The success of The BTC also benefits the other businesses in town. Saturday is the store’s busiest day, with lines stretching out the door. While at work, the co-owners notice people patronizing the other establishments on the block.
“We have a killer brewery here that has an arcade in it,” Grimes said. “We have an art gallery, we have a drugstore (Turnage Drugstore) that still has a soda fountain. If you’re looking to get out of the rat race, Water Valley on Saturday is a great time. What’s good for one business, is good for all of us. We believe that it’s not one person or one business that makes Water Valley or even just the businesses on Main Street.”
The BTC received national press after a 2012 New York Times article profiled van Beuren and other women renovating homes in Water Valley. She soon received a proposal to write a cookbook, an offer that she and Grimes couldn’t pass up.

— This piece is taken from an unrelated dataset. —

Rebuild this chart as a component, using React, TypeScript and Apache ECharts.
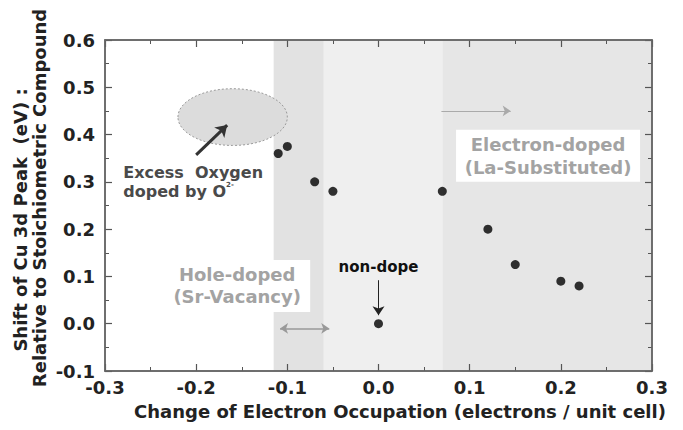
import React, { useEffect, useRef } from "react";
import * as echarts from "echarts";

// Measured Cu 3d peak shifts versus change of electron occupation
const occupation = [-0.11, -0.1, -0.07, -0.05, 0.0, 0.07, 0.12, 0.15, 0.2, 0.22];
const peakShift = [0.36, 0.375, 0.3, 0.28, 0.0, 0.28, 0.2, 0.125, 0.09, 0.08];

// Doping regions along the occupation axis
const bandStarts = [-0.115, -0.06, 0.07];
const bandEnds = [-0.06, 0.07, 0.3];
const bandColors = ["#e2e2e2", "#efefef", "#e6e6e6"];

const X_MIN = -0.3;
const X_MAX = 0.3;
const Y_MIN = -0.1;
const Y_MAX = 0.6;

const FONT = "DejaVu Sans";

const fmt = (v: number) => (Math.abs(v) < 1e-9 ? "0.0" : v.toFixed(1));

// Frame axis: ticks point inward, labels only on bottom/left
const makeAxis = (position: string, isX: boolean, withLabels: boolean) => ({
  type: "value",
  position,
  z: 50,
  min: isX ? X_MIN : Y_MIN,
  max: isX ? X_MAX : Y_MAX,
  interval: 0.1,
  axisLine: { show: true, onZero: false, lineStyle: { color: "#666", width: 1.5 } },
  axisTick: { show: true, inside: true, length: 7, lineStyle: { color: "#555", width: 1.2 } },
  minorTick: { show: true, splitNumber: 2, length: 4, lineStyle: { color: "#555", width: 1 } },
  splitLine: { show: false },
  axisLabel: withLabels
    ? {
        show: true,
        fontFamily: FONT,
        fontWeight: "bold",
        fontSize: 18,
        color: "#222",
        margin: isX ? 7 : 10,
        formatter: fmt,
      }
    : { show: false },
});

export default function App() {
  const ref = useRef<HTMLDivElement>(null);

  useEffect(() => {
    if (!ref.current) return;
    const chart = echarts.init(ref.current, null, { renderer: "svg" });

    const arrow = (
      from: number[],
      to: number[],
      color: string,
      width: number,
      both: boolean,
      size: number
    ) => [
      {
        coord: from,
        symbol: both ? "arrow" : "none",
        symbolSize: size,
        lineStyle: { color, width, type: "solid" },
      },
      { coord: to, symbol: "arrow", symbolSize: size },
    ];

    chart.setOption({
      animation: false,
      grid: { left: 105, right: 31, top: 40, bottom: 59 },
      xAxis: [makeAxis("bottom", true, true), makeAxis("top", true, false)],
      yAxis: [makeAxis("left", false, true), makeAxis("right", false, false)],
      series: [
        {
          type: "scatter",
          z: 2,
          symbol: "circle",
          symbolSize: 9,
          itemStyle: { color: "#000" },
          data: occupation.map((x, i) => [x, peakShift[i]]),
          markArea: {
            silent: true,
            z: 1,
            label: { show: false },
            data: bandStarts.map((s, i) => [
              { xAxis: s, itemStyle: { color: bandColors[i] } },
              { xAxis: bandEnds[i] },
            ]),
          },
          markLine: {
            silent: true,
            z: 3,
            label: { show: false },
            data: [
              arrow([-0.2, 0.357], [-0.166, 0.42], "#333", 3, false, 11),
              arrow([0.069, 0.45], [0.145, 0.45], "#aaa", 1, false, 8),
              arrow([-0.108, -0.01], [-0.054, -0.01], "#999", 1.5, true, 8),
              arrow([0.0, 0.092], [0.0, 0.018], "#222", 1, false, 9),
            ],
          },
        },
      ],
    });

    const px = (x: number, y: number) =>
      chart.convertToPixel({ xAxisIndex: 0, yAxisIndex: 0 }, [x, y]) as number[];

    const ellC = px(-0.16, 0.437);
    const ellE = px(-0.1, 0.497);
    const holeC = px(-0.155, 0.08);
    const elecC = px(0.186, 0.355);
    const noneC = px(0.0, 0.12);
    const excessP = px(-0.28, 0.3);
    const frameTL = px(X_MIN, Y_MAX);
    const frameBR = px(X_MAX, Y_MIN);

    chart.setOption({
      graphic: [
        {
          type: "ellipse",
          z: 1,
          shape: {
            cx: ellC[0],
            cy: ellC[1],
            rx: ellE[0] - ellC[0],
            ry: ellC[1] - ellE[1],
          },
          style: { fill: "#dcdcdc", stroke: "#9a9a9a", lineWidth: 1, lineDash: [2, 2] },
        },
        {
          type: "text",
          z: 6,
          x: excessP[0],
          y: excessP[1],
          style: {
            text: "Excess  Oxygen\ndoped by O{sup|2-}",
            fontFamily: FONT,
            fontWeight: "bold",
            fontSize: 16,
            lineHeight: 19,
            fill: "#4a4a4a",
            textAlign: "left",
            textVerticalAlign: "middle",
            rich: {
              sup: {
                fontFamily: FONT,
                fontWeight: "bold",
                fontSize: 7,
                fill: "#4a4a4a",
                verticalAlign: "top",
              },
            },
          },
        },
        {
          type: "rect",
          z: 6,
          shape: { x: holeC[0] - 72, y: holeC[1] - 26, width: 145, height: 52 },
          style: { fill: "#ffffff" },
        },
        {
          type: "text",
          z: 7,
          x: holeC[0],
          y: holeC[1],
          style: {
            text: "Hole-doped\n(Sr-Vacancy)",
            fontFamily: FONT,
            fontWeight: "bold",
            fontSize: 18,
            lineHeight: 22,
            fill: "#a3a3a3",
            textAlign: "center",
            textVerticalAlign: "middle",
          },
        },
        {
          type: "rect",
          z: 6,
          shape: { x: elecC[0] - 92, y: elecC[1] - 26, width: 184, height: 52 },
          style: { fill: "#ffffff" },
        },
        {
          type: "text",
          z: 7,
          x: elecC[0],
          y: elecC[1],
          style: {
            text: "Electron-doped\n(La-Substituted)",
            fontFamily: FONT,
            fontWeight: "bold",
            fontSize: 18,
            lineHeight: 23,
            fill: "#a3a3a3",
            textAlign: "center",
            textVerticalAlign: "middle",
          },
        },
        {
          type: "text",
          z: 7,
          x: noneC[0],
          y: noneC[1],
          style: {
            text: "non-dope",
            fontFamily: FONT,
            fontWeight: "bold",
            fontSize: 15,
            fill: "#111",
            textAlign: "center",
            textVerticalAlign: "middle",
          },
        },
        {
          type: "rect",
          z: 100,
          silent: true,
          shape: {
            x: frameTL[0],
            y: frameTL[1],
            width: frameBR[0] - frameTL[0],
            height: frameBR[1] - frameTL[1],
          },
          style: { fill: "none", stroke: "#666", lineWidth: 1.5 },
        },
        {
          type: "text",
          z: 7,
          x: 20,
          y: 220,
          rotation: Math.PI / 2,
          style: {
            text: "Shift of Cu 3d Peak  (eV) :",
            fontFamily: FONT,
            fontWeight: "bold",
            fontSize: 18,
            fill: "#222",
            textAlign: "center",
            textVerticalAlign: "middle",
          },
        },
        {
          type: "text",
          z: 7,
          x: 39,
          y: 198,
          rotation: Math.PI / 2,
          style: {
            text: "Relative to Stoichiometric Compound",
            fontFamily: FONT,
            fontWeight: "bold",
            fontSize: 18,
            fill: "#222",
            textAlign: "center",
            textVerticalAlign: "middle",
          },
        },
        {
          type: "text",
          z: 7,
          x: 400,
          y: 411,
          style: {
            text: "Change of Electron Occupation (electrons / unit cell)",
            fontFamily: FONT,
            fontWeight: "bold",
            fontSize: 18,
            fill: "#222",
            textAlign: "center",
            textVerticalAlign: "middle",
          },
        },
      ],
    });

    return () => chart.dispose();
  }, []);

  return (
    <div
      ref={ref}
      style={{ position: "fixed", left: 0, top: 0, width: 683, height: 430, background: "#fff" }}
    />
  );
}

The book was published in 2014.
“We were very proud of that cookbook because it’s a love story to Mississippi,” Grimes said. “And, more importantly, it’s a love story to Water Valley. For me, it’s a love story about my grandmother. They’re my recipes, but all those words are Alexe’s. The way we collaborated on that was not typical of how anyone else does it, but that’s also mine and Alexe’s relationship, quite frankly.”
After seven years in business, both van Beuren and Grimes plan to make The BTC a lifelong pursuit.
“I think we’d both like to see The BTC live on after we’re gone,” Grimes said. “For me as a chef, I’m 46 years old. I really want this to be the place that I retire from. I’m not planning on going anywhere anytime soon.”
“If you asked us four years ago if we would look exactly the way we do now, I don’t think we would have known,” van Beuren said. “We just keep evolving.”